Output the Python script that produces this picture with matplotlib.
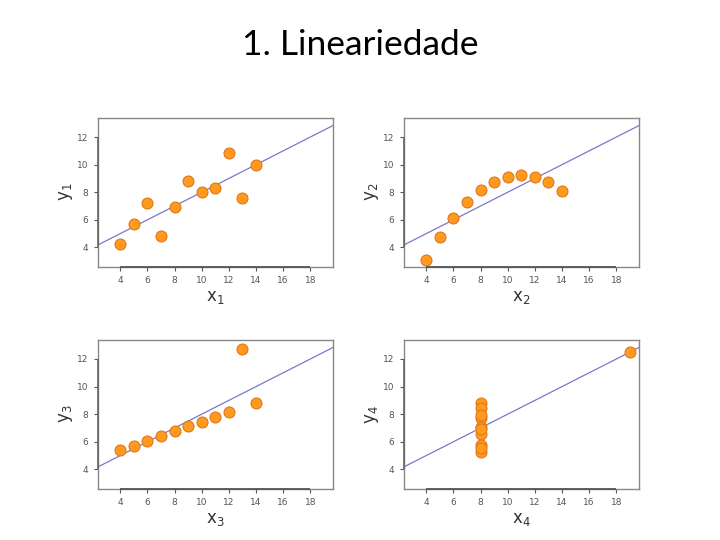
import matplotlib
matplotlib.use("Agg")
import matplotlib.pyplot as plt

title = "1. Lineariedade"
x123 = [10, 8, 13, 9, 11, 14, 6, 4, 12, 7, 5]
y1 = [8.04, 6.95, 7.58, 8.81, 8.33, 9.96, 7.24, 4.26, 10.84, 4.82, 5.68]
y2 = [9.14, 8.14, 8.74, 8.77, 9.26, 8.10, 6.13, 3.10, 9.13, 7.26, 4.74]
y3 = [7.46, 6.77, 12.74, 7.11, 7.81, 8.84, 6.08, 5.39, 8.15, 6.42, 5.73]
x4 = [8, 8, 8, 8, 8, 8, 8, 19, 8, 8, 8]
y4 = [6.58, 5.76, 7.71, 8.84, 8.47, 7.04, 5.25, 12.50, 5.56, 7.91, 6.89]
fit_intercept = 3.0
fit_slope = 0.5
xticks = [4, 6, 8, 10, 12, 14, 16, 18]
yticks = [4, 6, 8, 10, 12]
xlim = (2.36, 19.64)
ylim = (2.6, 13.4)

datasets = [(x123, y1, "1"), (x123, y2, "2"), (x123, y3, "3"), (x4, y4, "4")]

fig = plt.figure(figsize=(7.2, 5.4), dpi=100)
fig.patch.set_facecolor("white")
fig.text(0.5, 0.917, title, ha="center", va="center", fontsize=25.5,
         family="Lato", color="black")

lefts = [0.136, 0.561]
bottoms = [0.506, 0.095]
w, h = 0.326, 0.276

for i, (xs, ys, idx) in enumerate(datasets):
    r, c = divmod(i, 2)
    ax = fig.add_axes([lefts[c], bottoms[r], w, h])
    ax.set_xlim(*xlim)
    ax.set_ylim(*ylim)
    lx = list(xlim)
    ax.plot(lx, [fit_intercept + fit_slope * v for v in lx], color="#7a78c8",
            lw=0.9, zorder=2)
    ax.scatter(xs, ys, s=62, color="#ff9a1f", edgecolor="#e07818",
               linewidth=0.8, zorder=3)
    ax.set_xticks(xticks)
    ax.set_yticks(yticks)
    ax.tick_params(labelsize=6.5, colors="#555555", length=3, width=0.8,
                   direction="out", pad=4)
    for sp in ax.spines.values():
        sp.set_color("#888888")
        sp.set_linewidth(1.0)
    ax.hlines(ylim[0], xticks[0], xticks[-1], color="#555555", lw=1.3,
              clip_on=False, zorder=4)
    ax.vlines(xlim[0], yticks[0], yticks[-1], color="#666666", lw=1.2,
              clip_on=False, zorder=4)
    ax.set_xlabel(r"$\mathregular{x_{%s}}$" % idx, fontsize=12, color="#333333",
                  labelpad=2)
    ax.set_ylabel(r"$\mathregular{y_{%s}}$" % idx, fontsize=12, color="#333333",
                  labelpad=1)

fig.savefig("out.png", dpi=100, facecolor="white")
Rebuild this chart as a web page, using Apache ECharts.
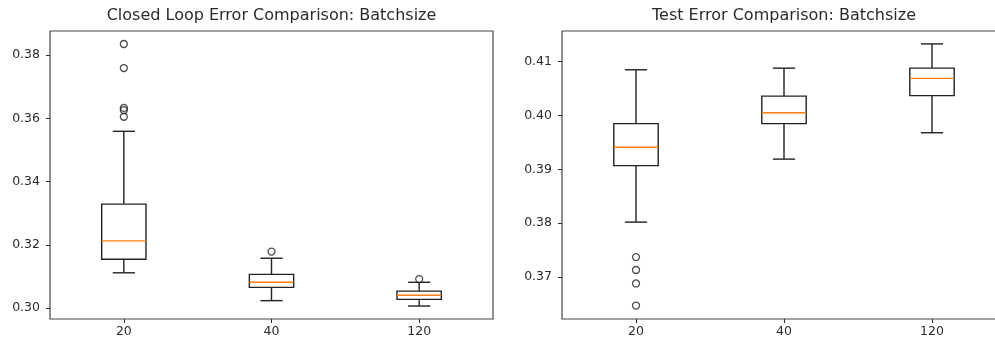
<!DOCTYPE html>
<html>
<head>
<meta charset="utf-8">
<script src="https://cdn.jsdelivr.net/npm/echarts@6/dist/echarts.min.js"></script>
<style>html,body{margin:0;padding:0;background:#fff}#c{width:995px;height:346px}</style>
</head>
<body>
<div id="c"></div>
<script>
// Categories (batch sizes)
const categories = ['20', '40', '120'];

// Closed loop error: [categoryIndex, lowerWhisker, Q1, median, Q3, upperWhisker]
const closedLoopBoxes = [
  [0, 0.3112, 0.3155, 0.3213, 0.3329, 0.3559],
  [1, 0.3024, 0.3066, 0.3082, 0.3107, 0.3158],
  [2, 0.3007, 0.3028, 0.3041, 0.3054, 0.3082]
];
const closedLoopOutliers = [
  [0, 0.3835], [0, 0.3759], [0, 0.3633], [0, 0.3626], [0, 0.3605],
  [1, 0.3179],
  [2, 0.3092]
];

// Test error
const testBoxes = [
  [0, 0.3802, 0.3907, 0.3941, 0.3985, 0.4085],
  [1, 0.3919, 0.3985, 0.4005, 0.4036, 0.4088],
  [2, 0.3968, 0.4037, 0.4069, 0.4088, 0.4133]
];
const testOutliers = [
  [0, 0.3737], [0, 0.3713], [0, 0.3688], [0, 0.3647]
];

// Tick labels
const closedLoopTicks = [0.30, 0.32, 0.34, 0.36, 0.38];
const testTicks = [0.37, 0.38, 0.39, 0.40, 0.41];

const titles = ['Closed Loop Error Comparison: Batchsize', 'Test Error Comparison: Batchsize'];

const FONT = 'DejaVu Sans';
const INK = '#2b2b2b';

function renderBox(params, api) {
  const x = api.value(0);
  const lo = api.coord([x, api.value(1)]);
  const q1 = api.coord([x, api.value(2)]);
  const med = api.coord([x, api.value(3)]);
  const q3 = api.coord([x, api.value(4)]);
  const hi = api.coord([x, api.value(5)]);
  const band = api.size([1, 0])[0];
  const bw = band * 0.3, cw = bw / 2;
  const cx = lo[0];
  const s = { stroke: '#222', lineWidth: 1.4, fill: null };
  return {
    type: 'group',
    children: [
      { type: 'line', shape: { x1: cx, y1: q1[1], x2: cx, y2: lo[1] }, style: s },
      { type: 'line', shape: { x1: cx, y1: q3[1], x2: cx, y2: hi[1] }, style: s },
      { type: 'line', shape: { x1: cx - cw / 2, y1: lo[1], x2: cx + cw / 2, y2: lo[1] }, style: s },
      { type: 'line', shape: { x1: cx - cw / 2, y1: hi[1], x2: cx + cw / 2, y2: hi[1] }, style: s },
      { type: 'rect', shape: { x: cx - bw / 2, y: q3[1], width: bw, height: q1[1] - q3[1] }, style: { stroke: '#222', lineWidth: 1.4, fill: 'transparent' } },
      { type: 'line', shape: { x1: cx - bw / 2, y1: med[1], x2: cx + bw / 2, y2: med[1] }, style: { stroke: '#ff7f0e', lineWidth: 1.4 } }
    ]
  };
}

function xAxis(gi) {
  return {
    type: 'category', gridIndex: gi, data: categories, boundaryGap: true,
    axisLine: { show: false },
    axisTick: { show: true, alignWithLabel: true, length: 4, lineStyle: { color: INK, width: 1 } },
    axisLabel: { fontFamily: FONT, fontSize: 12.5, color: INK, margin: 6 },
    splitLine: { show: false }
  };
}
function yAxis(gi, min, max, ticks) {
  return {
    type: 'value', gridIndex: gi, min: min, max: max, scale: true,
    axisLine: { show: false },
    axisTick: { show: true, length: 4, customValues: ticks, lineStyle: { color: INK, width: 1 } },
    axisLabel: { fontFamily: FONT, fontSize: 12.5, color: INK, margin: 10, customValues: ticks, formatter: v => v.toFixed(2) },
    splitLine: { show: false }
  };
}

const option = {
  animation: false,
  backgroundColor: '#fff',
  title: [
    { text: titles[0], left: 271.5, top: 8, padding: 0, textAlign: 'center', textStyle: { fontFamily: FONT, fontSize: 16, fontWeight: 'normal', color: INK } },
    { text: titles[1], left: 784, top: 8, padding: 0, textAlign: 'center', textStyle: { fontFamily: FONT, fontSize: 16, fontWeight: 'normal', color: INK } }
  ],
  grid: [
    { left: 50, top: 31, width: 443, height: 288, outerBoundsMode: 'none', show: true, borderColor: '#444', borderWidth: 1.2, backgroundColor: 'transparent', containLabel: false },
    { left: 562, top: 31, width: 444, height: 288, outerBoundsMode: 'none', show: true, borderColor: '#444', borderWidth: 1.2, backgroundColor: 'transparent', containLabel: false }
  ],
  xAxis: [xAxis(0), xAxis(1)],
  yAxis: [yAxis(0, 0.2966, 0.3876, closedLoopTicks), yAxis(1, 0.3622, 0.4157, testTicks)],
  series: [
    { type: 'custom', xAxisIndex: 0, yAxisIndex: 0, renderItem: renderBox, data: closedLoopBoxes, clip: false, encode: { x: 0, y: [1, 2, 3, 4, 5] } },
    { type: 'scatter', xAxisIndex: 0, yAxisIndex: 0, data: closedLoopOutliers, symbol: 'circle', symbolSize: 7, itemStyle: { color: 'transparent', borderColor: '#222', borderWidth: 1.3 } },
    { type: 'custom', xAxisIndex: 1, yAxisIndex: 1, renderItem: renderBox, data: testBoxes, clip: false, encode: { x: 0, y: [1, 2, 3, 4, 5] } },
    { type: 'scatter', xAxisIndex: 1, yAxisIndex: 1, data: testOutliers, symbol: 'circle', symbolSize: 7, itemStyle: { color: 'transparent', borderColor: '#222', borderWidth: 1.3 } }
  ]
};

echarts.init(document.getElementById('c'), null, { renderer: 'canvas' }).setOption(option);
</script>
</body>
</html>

== Directive ==
Only the lines from the start of the records to the line with "import matplotlib.pyplot as plt" belong in the copy. Print them exactly, minus pictures.

== In response ==
Output the Python script that produces this picture with matplotlib.
import matplotlib
matplotlib.use("Agg")
import matplotlib.pyplot as plt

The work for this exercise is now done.